All advertising  is aspirational. We aspire to be thinner, smarter, stronger, faster, more beautiful. But do we really aspire to “Sensory Overload”?

Haven’t we learned anything from  South Korea and the internet rescue camps that have been set up to correct the overload?  Internet addiction is  causing kids to break down. The internet  includes laptops, tablets and cellphones,  Internet detox boot camps are an attempt to recapture the lost childhoods of South Korea’s children and teenagers. These camps  introduce 10-year-olds  to things like kickball, scavenger hunts, and camping in these detox camps.

This segment from Digital nation from PBS shows what’s up.

We can look at South Korea as a prototype. With a stagnant economy, they reinvented it 15 years ago by focusing all activity on informational technology. Now, their economy is booming; but their standard of living is less than desirable.

The infamous story of the South Korean Couple still haunts me.

The couple  was so addicted to the internet that they let their three-month-old baby starve to death while raising a virtual daughter online.

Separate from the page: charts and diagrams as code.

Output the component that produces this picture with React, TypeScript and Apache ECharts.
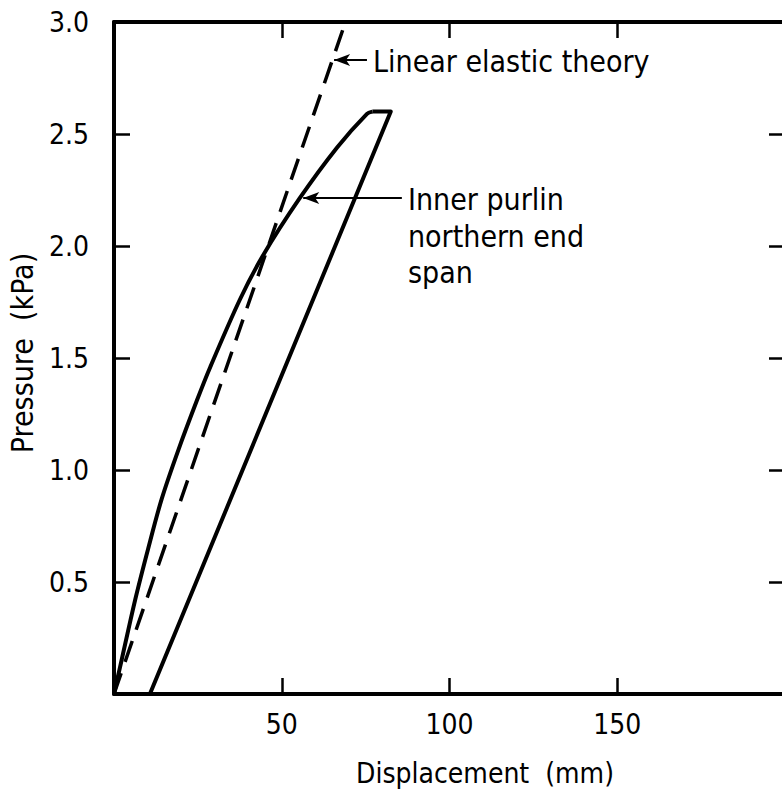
import React, { useEffect, useRef } from "react";
import * as echarts from "echarts";

// Displacement (mm) / Pressure (kPa)
const loadingDisp = [0, 1.8, 6.3, 10.2, 14.2, 19.2, 24.7, 28.7, 37.5, 44.5, 55.2, 66.5, 75.4, 77.0];
const loadingPress = [0, 0.12, 0.42, 0.65, 0.87, 1.09, 1.31, 1.46, 1.76, 1.96, 2.21, 2.44, 2.59, 2.6];
const unloadingDisp = [77.0, 82.5, 10.7];
const unloadingPress = [2.6, 2.6, 0];
const elasticDisp = [0, 69];
const elasticPress = [0, 3.0];

const xTicks = [0, 50, 100, 150, 200];
const yTicks = [0, 0.5, 1.0, 1.5, 2.0, 2.5, 3.0];

const elasticArrow = { tip: [65.6, 2.83], tail: [75.4, 2.83] };
const purlinArrow = { tip: [56.4, 2.214], tail: [85.8, 2.214] };

const FONT = "'DejaVu Sans Condensed', 'DejaVu Sans', sans-serif";

export default function App() {
  const ref = useRef<HTMLDivElement>(null);
  useEffect(() => {
    if (!ref.current) return;
    const chart = echarts.init(ref.current, undefined, { renderer: "svg" });
    const zip = (a: number[], b: number[]) => a.map((v, i) => [v, b[i]]);
    const axisLine = { show: true, onZero: false, lineStyle: { color: "#000", width: 4 } };
    const axisTick = { show: true, inside: true, length: 16, lineStyle: { color: "#000", width: 2.5 } };
    const labelStyle = { color: "#000", fontFamily: FONT, fontSize: 28 };
    const arrowML = (a: { tip: number[]; tail: number[] }) => ({
      silent: true,
      symbol: ["arrow", "none"],
      symbolSize: [9, 16],
      label: { show: false },
      lineStyle: { color: "#000", width: 2, type: "solid" },
      data: [[{ coord: a.tip }, { coord: a.tail }]],
    });
    const xBase = {
      type: "value", min: xTicks[0], max: xTicks[xTicks.length - 1], interval: 50,
      axisLine, axisTick, splitLine: { show: false },
    };
    const yBase = {
      type: "value", min: yTicks[0], max: yTicks[yTicks.length - 1], interval: 0.5,
      axisLine, axisTick, splitLine: { show: false },
    };
    chart.setOption({
      animation: false,
      backgroundColor: "#fff",
      grid: { left: 114, top: 22, right: 5, bottom: 97, containLabel: false },
      xAxis: [
        {
          ...xBase, position: "bottom",
          axisLabel: {
            ...labelStyle, margin: 16,
            formatter: (v: number) => (v === 0 || v === 200 ? "" : String(v)),
          },
        },
        { ...xBase, position: "top", axisLabel: { show: false } },
      ],
      yAxis: [
        {
          ...yBase, position: "left",
          axisLabel: {
            ...labelStyle, margin: 25,
            formatter: (v: number) => (v === 0 ? "" : v.toFixed(1)),
          },
        },
        { ...yBase, position: "right", axisLabel: { show: false } },
      ],
      series: [
        {
          type: "line", data: zip(elasticDisp, elasticPress), showSymbol: false, symbol: "none",
          lineStyle: { color: "#000", width: 3.5, type: [22, 12] },
          markLine: arrowML(elasticArrow),
        },
        {
          type: "line", data: zip(loadingDisp, loadingPress), showSymbol: false, symbol: "none", smooth: 0.3,
          lineStyle: { color: "#000", width: 4 },
          markLine: arrowML(purlinArrow),
        },
        {
          type: "line", data: zip(unloadingDisp, unloadingPress), showSymbol: false, symbol: "none",
          lineStyle: { color: "#000", width: 4, join: "round" },
        },
      ],
      graphic: [
        { type: "text", x: 373, y: 61, style: { text: "Linear elastic theory", fill: "#000", font: `30px ${FONT}`, verticalAlign: "middle" } },
        { type: "text", x: 408, y: 199, style: { text: "Inner purlin", fill: "#000", font: `30px ${FONT}`, verticalAlign: "middle" } },
        { type: "text", x: 408, y: 236, style: { text: "northern end", fill: "#000", font: `30px ${FONT}`, verticalAlign: "middle" } },
        { type: "text", x: 408, y: 272, style: { text: "span", fill: "#000", font: `30px ${FONT}`, verticalAlign: "middle" } },
        { type: "text", x: 485, y: 773, style: { text: "Displacement  (mm)", fill: "#000", font: `28px ${FONT}`, align: "center", verticalAlign: "middle" } },
        { type: "text", x: 22, y: 353, rotation: Math.PI / 2, style: { text: "Pressure  (kPa)", fill: "#000", font: `30px ${FONT}`, align: "center", verticalAlign: "middle" } },
      ],
    });
    return () => chart.dispose();
  }, []);
  return (
    <div
      ref={ref}
      style={{ position: "fixed", left: 0, top: 0, width: 790, height: 791, background: "#fff" }}
    />
  );
}
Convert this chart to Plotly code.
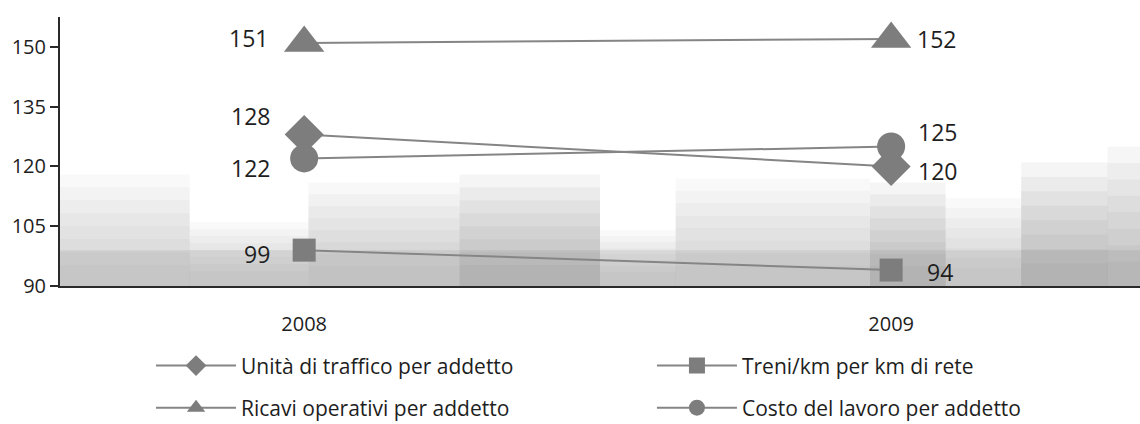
import plotly.graph_objects as go

# Years on the category axis
years = ["2008", "2009"]

# Index values per indicator
unita_traffico = [128, 120]
treni_km = [99, 94]
ricavi_operativi = [151, 152]
costo_lavoro = [122, 125]

series_names = [
    "Unità di traffico per addetto",
    "Treni/km per km di rete",
    "Ricavi operativi per addetto",
    "Costo del lavoro per addetto",
]

y_ticks = [90, 105, 120, 135, 150]

GREY = "#7d7d7d"
LINE = "#858585"
TEXT = "#1e1e1e"
FONT = "Open Sans"

# name, values, symbol, marker size, legend slot
series = [
    (series_names[0], unita_traffico, "diamond", 30, "legend"),
    (series_names[1], treni_km, "square", 23, "legend2"),
    (series_names[2], ricavi_operativi, "triangle-up", 35, "legend3"),
    (series_names[3], costo_lavoro, "circle", 28, "legend4"),
]

fig = go.Figure()
for name, vals, sym, size, leg in series:
    fig.add_trace(go.Scatter(
        x=years, y=vals, name=name, mode="lines+markers",
        line=dict(color=LINE, width=2),
        marker=dict(symbol=sym, size=size, color=GREY, line=dict(width=0)),
        cliponaxis=False, legend=leg,
    ))

# Value labels: left of the 2008 markers, right of the 2009 markers
label_shift = {
    series_names[0]: [(-32, 19), (25, -5)],
    series_names[1]: [(-32, -4), (34, -2)],
    series_names[2]: [(-34, 5), (24, 0)],
    series_names[3]: [(-32, -10), (25, 15)],
}
for name, vals, sym, size, leg in series:
    for i, v in enumerate(vals):
        dx, dy = label_shift[name][i]
        fig.add_annotation(
            x=i, xref="x", y=v, yref="y", text=str(v), showarrow=False,
            xanchor="right" if i == 0 else "left", yanchor="middle",
            xshift=dx, yshift=dy,
            font=dict(family=FONT, size=23, color=TEXT),
        )

# Soft grey backdrop in the lower band of the plot, built from
# stacked translucent bands so the upper edges fade out
blocks = [
    (0.00, 0.12, 118, 0.045),
    (0.12, 0.23, 106, 0.045),
    (0.23, 0.37, 116, 0.05),
    (0.37, 0.50, 118, 0.07),
    (0.50, 0.57, 104, 0.045),
    (0.57, 0.75, 117, 0.045),
    (0.75, 0.82, 116, 0.065),
    (0.82, 0.89, 112, 0.045),
    (0.89, 0.97, 121, 0.065),
    (0.97, 1.00, 125, 0.06),
]
steps = 8
for x0, x1, top, op in blocks:
    for k in range(steps):
        fig.add_shape(type="rect", xref="paper", yref="y",
                      x0=x0, x1=x1, y0=90, y1=top - k * (top - 92) / steps,
                      fillcolor=f"rgba(110,110,110,{op})", line=dict(width=0),
                      layer="below")
fig.add_shape(type="rect", xref="paper", yref="y",
              x0=0, x1=1, y0=90, y1=99,
              fillcolor="rgba(110,110,110,0.12)", line=dict(width=0),
              layer="below")

legend_style = dict(
    orientation="h", xanchor="left", yanchor="middle",
    font=dict(family=FONT, size=21, color=TEXT),
    itemwidth=80, bgcolor="rgba(0,0,0,0)",
)
col_x = [0.0843, 0.5481]
row_y = [-0.297, -0.4535]

fig.update_layout(
    width=1140, height=424,
    margin=dict(l=60, r=0, t=17, b=138, autoexpand=False),
    paper_bgcolor="white", plot_bgcolor="white",
    font=dict(family=FONT, color=TEXT),
    showlegend=True,
    legend=dict(x=col_x[0], y=row_y[0], **legend_style),
    legend2=dict(x=col_x[1], y=row_y[0], **legend_style),
    legend3=dict(x=col_x[0], y=row_y[1], **legend_style),
    legend4=dict(x=col_x[1], y=row_y[1], **legend_style),
    xaxis=dict(
        type="category", range=[-0.416, 1.424],
        showgrid=False, zeroline=False, showline=True,
        linecolor="#2a2a2a", linewidth=2,
        ticks="", ticklabelstandoff=19,
        tickfont=dict(family=FONT, size=20, color=TEXT),
    ),
    yaxis=dict(
        range=[90, 157.5], tickvals=y_ticks,
        showgrid=False, zeroline=False, showline=True,
        linecolor="#2a2a2a", linewidth=2,
        ticks="outside", ticklen=8, tickcolor="#2a2a2a", tickwidth=1.5,
        tickfont=dict(family=FONT, size=20, color=TEXT),
    ),
)

fig.write_html("out.html")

The pair fed their own premature baby just once a day in between 12-hour stretches at an internet cafe.

They “indulged themselves online” to escape from reality.

The 41-year-old father and his 25-year-old wife were arrested in the city of Suweon, south of Seoul,  five months after they reported the death of their baby.

An autopsy showed the baby’s death was caused by a long period of malnutrition.

The couple had become obsessed with nurturing a virtual girl called Anima in the popular role-playing game Prius Online.

The game enables players to interact with Anima and as they do so, help her to recover her lost memory and develop emotions.

But isn’t this “Sensory Overload”?

Isn’t this the hunter being captured by the game?

Why is at&t advertising  this like it is a good thing?